ActiveRecord.transaction do
  user = User.find(5)
  # crash happens here.
end
with session.begin():
    user = session.get(User, 5)
    # crash happens here.
tx, _ := db.Begin()
row := tx.QueryRow("SELECT * FROM users WHERE id = $1", 5)
// crash happens here.

Connection storms

By preserving connections, PgDog protects the database against connection storms. Other connection poolers like PgBouncer close server connections without attempting any recovery.

When the application restarts, the pooler must recreate all of these connections at once, causing thousands of server connections to be opened and closed in rapid succession. This leads to unnecessary contention on database resources and can cause 100% CPU spikes on the database.

Abandoned queries

A client can abruptly disconnect while receiving query response data from the server. This can happen due to out-of-memory errors or hardware failure, for example:

orders = Order.where(user_id: 5)
       # ^ crash happens inside `pg`,
       # while receiving multiple rows
orders = session.execute(
    select(Order).where(Order.user_id == 5)
).all()
# ^ crash happens while receiving multiple rows
rows, _ := db.Query("SELECT * FROM orders WHERE user_id = $1", 5)
for rows.Next() {
    // crash happens here while iterating over rows
}

PgDog will detect this and drain server connections, restoring them to their normal state, before returning them back to the connection pool. The drain mechanism works by receiving and discarding DataRow messages and sending Sync to the server to resynchronize the extended protocol state.

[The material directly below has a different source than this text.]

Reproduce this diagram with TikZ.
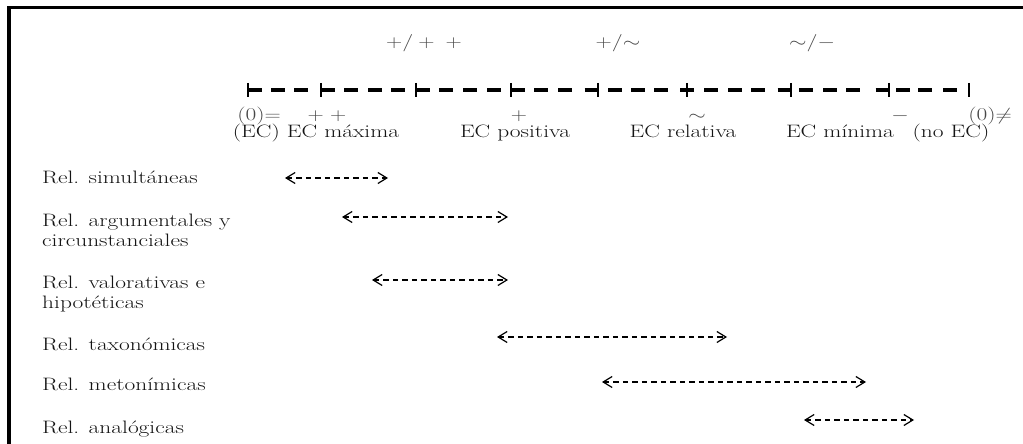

Just like abandoned transactions, this protects PostgreSQL databases from connection storms caused by unreliable clients. If the client was executing a transaction, it will be rolled back as well.

Configuration

Connection recovery is an optional feature, enabled by default. You can change how it behaves through configuration:

[general]
connection_recovery = "recover"
Configuration value Description
recover Attempt full connection recovery, including rollback and resynchronization. This is the default.
rollback_only Rollback abandoned transactions but drop the connection if a query was abandoned mid-response.
drop Disable connection recovery and close the server connection (identical to PgBouncer).

To make sure abandoned server connections don't block normal operations, PgDog supports a configurable timeout on the recovery operation. If connection recovery doesn't complete in time, the connection will be closed:

[general]
rollback_timeout = 5_000

Client connections

Just like server connections, PgDog can maintain client connections (application --> PgDog) during incidents. This helps preserve application-side connection pools and avoids re-creating thousands of connections unnecessarily.

While enabled by default, some applications don't behave well when their queries return errors instead of results. Therefore, this feature is configurable and can be disabled:

[general]
client_connection_recovery = "drop"
Configuration value Description
recover Attempt to maintain client connections open after database-related errors, like checkout timeout.
drop Disable connection recovery and close the client connection (identical to PgBouncer).